Write out each line that follows exactly as it stands, without the pictures.

Begin

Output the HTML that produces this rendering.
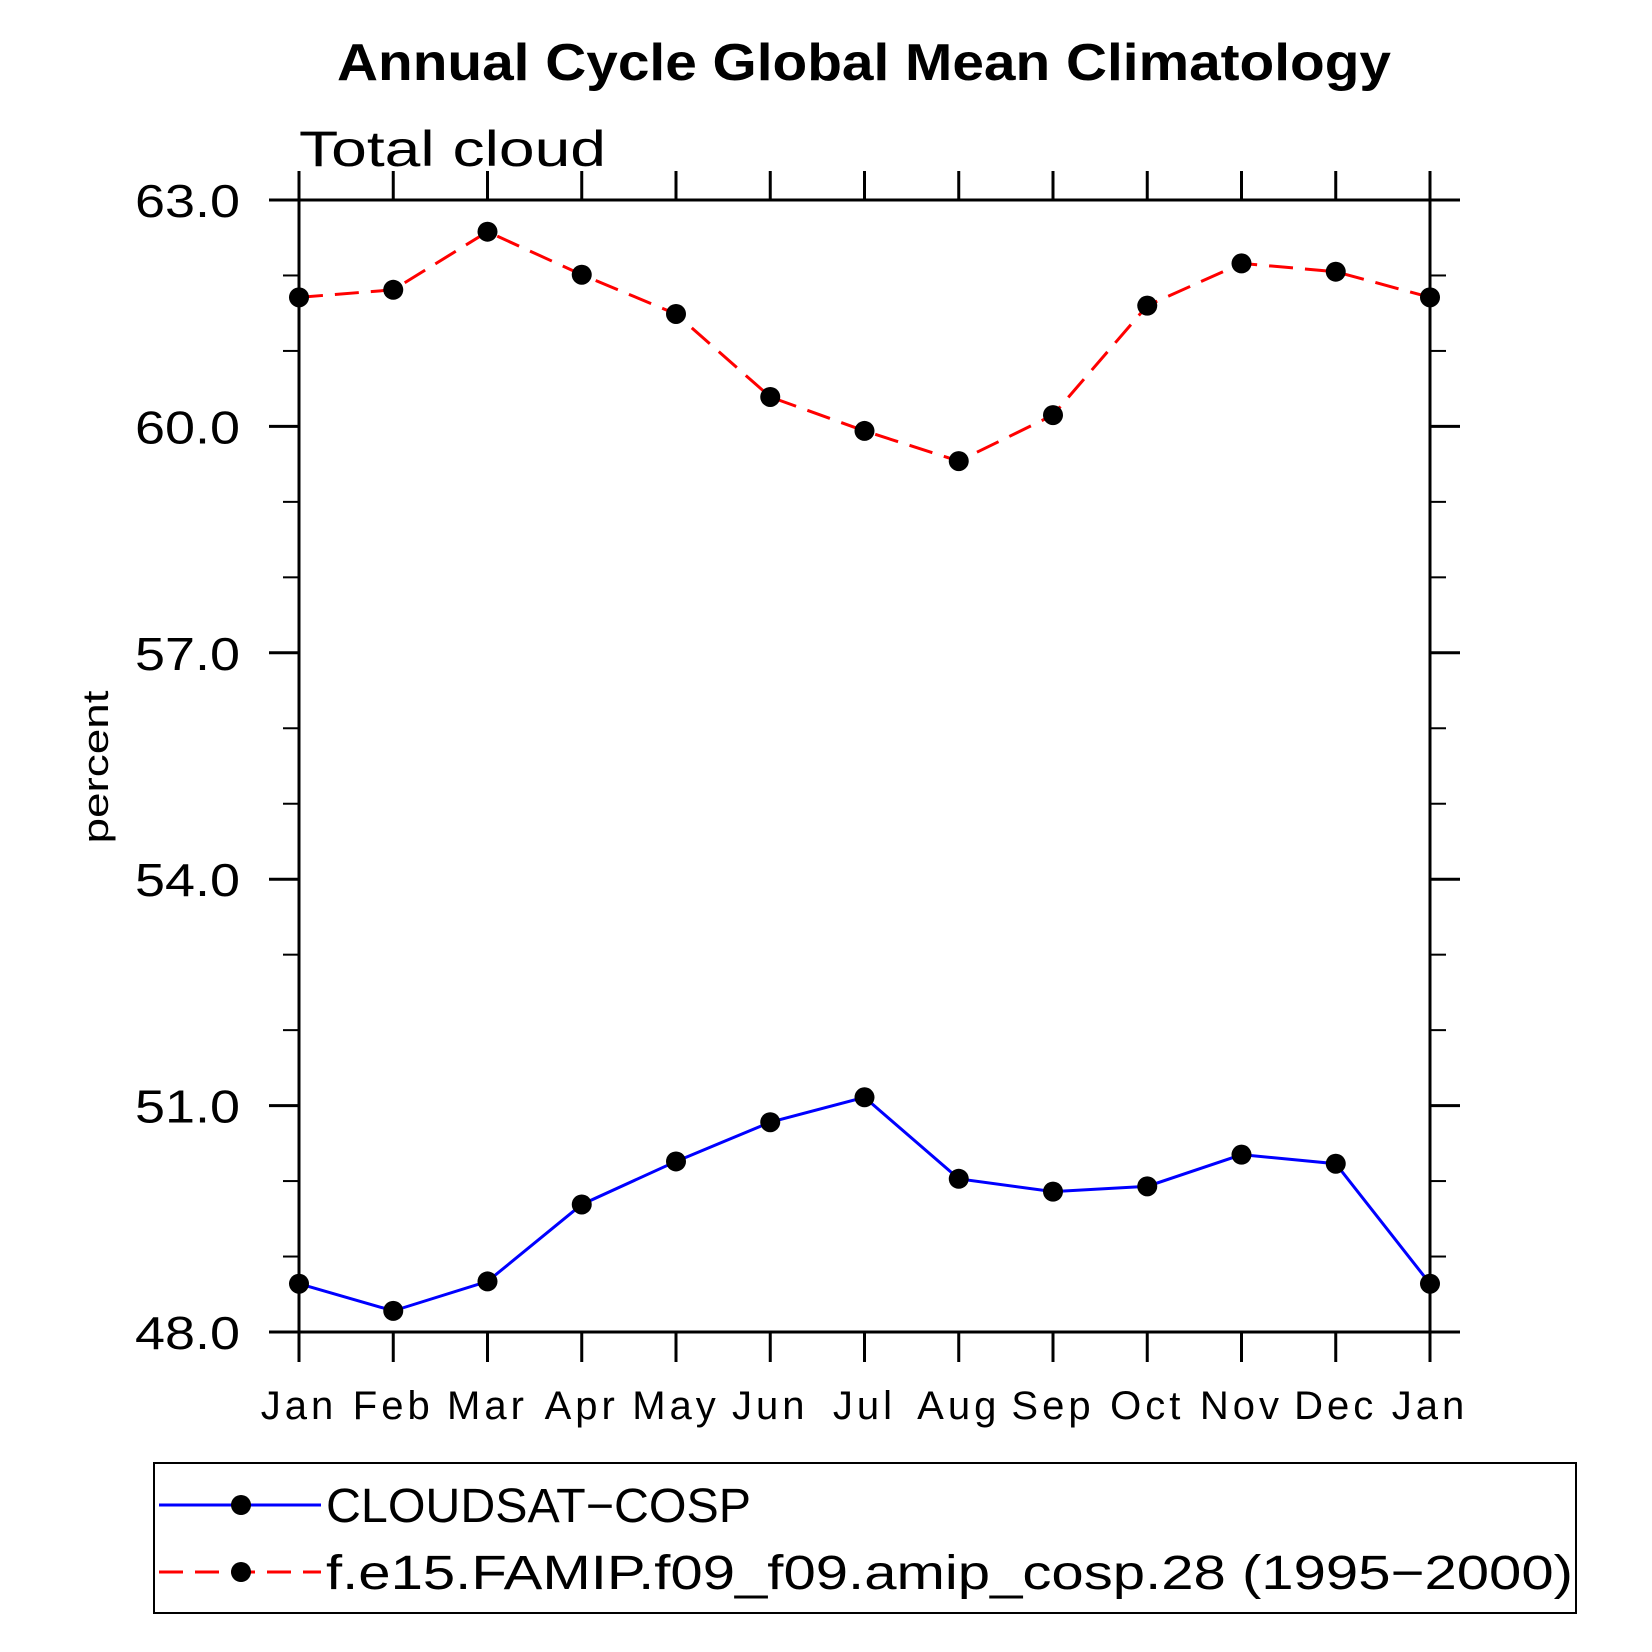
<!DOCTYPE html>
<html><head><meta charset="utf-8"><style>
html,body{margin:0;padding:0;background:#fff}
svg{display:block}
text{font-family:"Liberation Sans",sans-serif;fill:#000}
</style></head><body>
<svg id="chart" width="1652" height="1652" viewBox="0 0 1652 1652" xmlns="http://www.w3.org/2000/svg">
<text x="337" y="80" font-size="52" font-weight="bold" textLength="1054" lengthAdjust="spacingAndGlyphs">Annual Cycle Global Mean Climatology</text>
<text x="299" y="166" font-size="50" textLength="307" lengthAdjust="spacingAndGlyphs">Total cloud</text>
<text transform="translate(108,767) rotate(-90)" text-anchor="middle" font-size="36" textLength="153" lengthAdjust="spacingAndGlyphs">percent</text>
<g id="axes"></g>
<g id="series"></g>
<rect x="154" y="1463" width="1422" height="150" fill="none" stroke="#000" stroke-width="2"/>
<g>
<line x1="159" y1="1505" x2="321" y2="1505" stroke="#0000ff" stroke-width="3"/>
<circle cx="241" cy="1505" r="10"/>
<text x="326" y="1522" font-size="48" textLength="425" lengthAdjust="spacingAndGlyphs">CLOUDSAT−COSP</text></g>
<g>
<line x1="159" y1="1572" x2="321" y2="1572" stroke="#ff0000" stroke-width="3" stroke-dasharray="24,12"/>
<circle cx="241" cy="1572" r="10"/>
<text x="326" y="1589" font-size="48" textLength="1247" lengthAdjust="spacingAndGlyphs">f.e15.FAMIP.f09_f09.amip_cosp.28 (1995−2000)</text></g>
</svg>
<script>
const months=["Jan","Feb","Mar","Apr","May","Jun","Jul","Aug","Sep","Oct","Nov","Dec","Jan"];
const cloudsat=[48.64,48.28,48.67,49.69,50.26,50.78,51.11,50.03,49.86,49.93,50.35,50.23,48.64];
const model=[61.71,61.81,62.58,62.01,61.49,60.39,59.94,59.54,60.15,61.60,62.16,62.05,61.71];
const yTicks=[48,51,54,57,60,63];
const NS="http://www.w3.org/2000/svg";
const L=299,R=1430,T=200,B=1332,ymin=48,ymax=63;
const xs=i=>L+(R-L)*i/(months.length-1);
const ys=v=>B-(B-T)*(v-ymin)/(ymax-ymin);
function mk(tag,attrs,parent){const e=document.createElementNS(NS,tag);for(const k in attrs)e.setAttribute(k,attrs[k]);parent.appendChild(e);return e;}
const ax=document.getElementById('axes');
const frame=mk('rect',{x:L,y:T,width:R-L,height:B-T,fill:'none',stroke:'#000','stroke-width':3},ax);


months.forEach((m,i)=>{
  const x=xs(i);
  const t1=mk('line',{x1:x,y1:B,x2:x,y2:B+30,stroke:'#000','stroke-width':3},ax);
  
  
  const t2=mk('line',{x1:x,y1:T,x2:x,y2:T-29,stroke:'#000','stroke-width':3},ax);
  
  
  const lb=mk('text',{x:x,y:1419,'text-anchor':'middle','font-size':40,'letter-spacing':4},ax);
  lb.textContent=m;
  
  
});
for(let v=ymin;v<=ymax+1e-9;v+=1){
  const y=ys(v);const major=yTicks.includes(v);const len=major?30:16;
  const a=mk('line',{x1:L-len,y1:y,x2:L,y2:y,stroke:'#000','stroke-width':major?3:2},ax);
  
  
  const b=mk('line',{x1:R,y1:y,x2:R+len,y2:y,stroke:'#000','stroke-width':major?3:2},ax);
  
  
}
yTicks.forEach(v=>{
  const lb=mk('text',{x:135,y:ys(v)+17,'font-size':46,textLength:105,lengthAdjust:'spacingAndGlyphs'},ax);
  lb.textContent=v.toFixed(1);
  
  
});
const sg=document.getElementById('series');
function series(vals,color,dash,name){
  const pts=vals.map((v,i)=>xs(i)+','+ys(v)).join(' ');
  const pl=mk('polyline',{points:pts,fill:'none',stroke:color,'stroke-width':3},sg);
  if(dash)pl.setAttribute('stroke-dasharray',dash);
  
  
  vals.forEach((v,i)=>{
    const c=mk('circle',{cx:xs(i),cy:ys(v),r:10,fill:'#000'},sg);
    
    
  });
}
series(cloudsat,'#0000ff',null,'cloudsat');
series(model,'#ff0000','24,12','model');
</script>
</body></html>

End

▶ **WRITTEN ANSWER**:
Output the HTML that produces this rendering.
<!DOCTYPE html>
<html><head><meta charset="utf-8"><style>
html,body{margin:0;padding:0;background:#fff}
svg{display:block}
text{font-family:"Liberation Sans",sans-serif;fill:#000}
</style></head><body>
<svg id="chart" width="1652" height="1652" viewBox="0 0 1652 1652" xmlns="http://www.w3.org/2000/svg">
<text x="337" y="80" font-size="52" font-weight="bold" textLength="1054" lengthAdjust="spacingAndGlyphs">Annual Cycle Global Mean Climatology</text>
<text x="299" y="166" font-size="50" textLength="307" lengthAdjust="spacingAndGlyphs">Total cloud</text>
<text transform="translate(108,767) rotate(-90)" text-anchor="middle" font-size="36" textLength="153" lengthAdjust="spacingAndGlyphs">percent</text>
<g id="axes"></g>
<g id="series"></g>
<rect x="154" y="1463" width="1422" height="150" fill="none" stroke="#000" stroke-width="2"/>
<g>
<line x1="159" y1="1505" x2="321" y2="1505" stroke="#0000ff" stroke-width="3"/>
<circle cx="241" cy="1505" r="10"/>
<text x="326" y="1522" font-size="48" textLength="425" lengthAdjust="spacingAndGlyphs">CLOUDSAT−COSP</text></g>
<g>
<line x1="159" y1="1572" x2="321" y2="1572" stroke="#ff0000" stroke-width="3" stroke-dasharray="24,12"/>
<circle cx="241" cy="1572" r="10"/>
<text x="326" y="1589" font-size="48" textLength="1247" lengthAdjust="spacingAndGlyphs">f.e15.FAMIP.f09_f09.amip_cosp.28 (1995−2000)</text></g>
</svg>
<script>
const months=["Jan","Feb","Mar","Apr","May","Jun","Jul","Aug","Sep","Oct","Nov","Dec","Jan"];
const cloudsat=[48.64,48.28,48.67,49.69,50.26,50.78,51.11,50.03,49.86,49.93,50.35,50.23,48.64];
const model=[61.71,61.81,62.58,62.01,61.49,60.39,59.94,59.54,60.15,61.60,62.16,62.05,61.71];
const yTicks=[48,51,54,57,60,63];
const NS="http://www.w3.org/2000/svg";
const L=299,R=1430,T=200,B=1332,ymin=48,ymax=63;
const xs=i=>L+(R-L)*i/(months.length-1);
const ys=v=>B-(B-T)*(v-ymin)/(ymax-ymin);
function mk(tag,attrs,parent){const e=document.createElementNS(NS,tag);for(const k in attrs)e.setAttribute(k,attrs[k]);parent.appendChild(e);return e;}
const ax=document.getElementById('axes');
const frame=mk('rect',{x:L,y:T,width:R-L,height:B-T,fill:'none',stroke:'#000','stroke-width':3},ax);


months.forEach((m,i)=>{
  const x=xs(i);
  const t1=mk('line',{x1:x,y1:B,x2:x,y2:B+30,stroke:'#000','stroke-width':3},ax);
  
  
  const t2=mk('line',{x1:x,y1:T,x2:x,y2:T-29,stroke:'#000','stroke-width':3},ax);
  
  
  const lb=mk('text',{x:x,y:1419,'text-anchor':'middle','font-size':40,'letter-spacing':4},ax);
  lb.textContent=m;
  
  
});
for(let v=ymin;v<=ymax+1e-9;v+=1){
  const y=ys(v);const major=yTicks.includes(v);const len=major?30:16;
  const a=mk('line',{x1:L-len,y1:y,x2:L,y2:y,stroke:'#000','stroke-width':major?3:2},ax);
  
  
  const b=mk('line',{x1:R,y1:y,x2:R+len,y2:y,stroke:'#000','stroke-width':major?3:2},ax);
  
  
}
yTicks.forEach(v=>{
  const lb=mk('text',{x:135,y:ys(v)+17,'font-size':46,textLength:105,lengthAdjust:'spacingAndGlyphs'},ax);
  lb.textContent=v.toFixed(1);
  
  
});
const sg=document.getElementById('series');
function series(vals,color,dash,name){
  const pts=vals.map((v,i)=>xs(i)+','+ys(v)).join(' ');
  const pl=mk('polyline',{points:pts,fill:'none',stroke:color,'stroke-width':3},sg);
  if(dash)pl.setAttribute('stroke-dasharray',dash);
  
  
  vals.forEach((v,i)=>{
    const c=mk('circle',{cx:xs(i),cy:ys(v),r:10,fill:'#000'},sg);
    
    
  });
}
series(cloudsat,'#0000ff',null,'cloudsat');
series(model,'#ff0000','24,12','model');
</script>
</body></html>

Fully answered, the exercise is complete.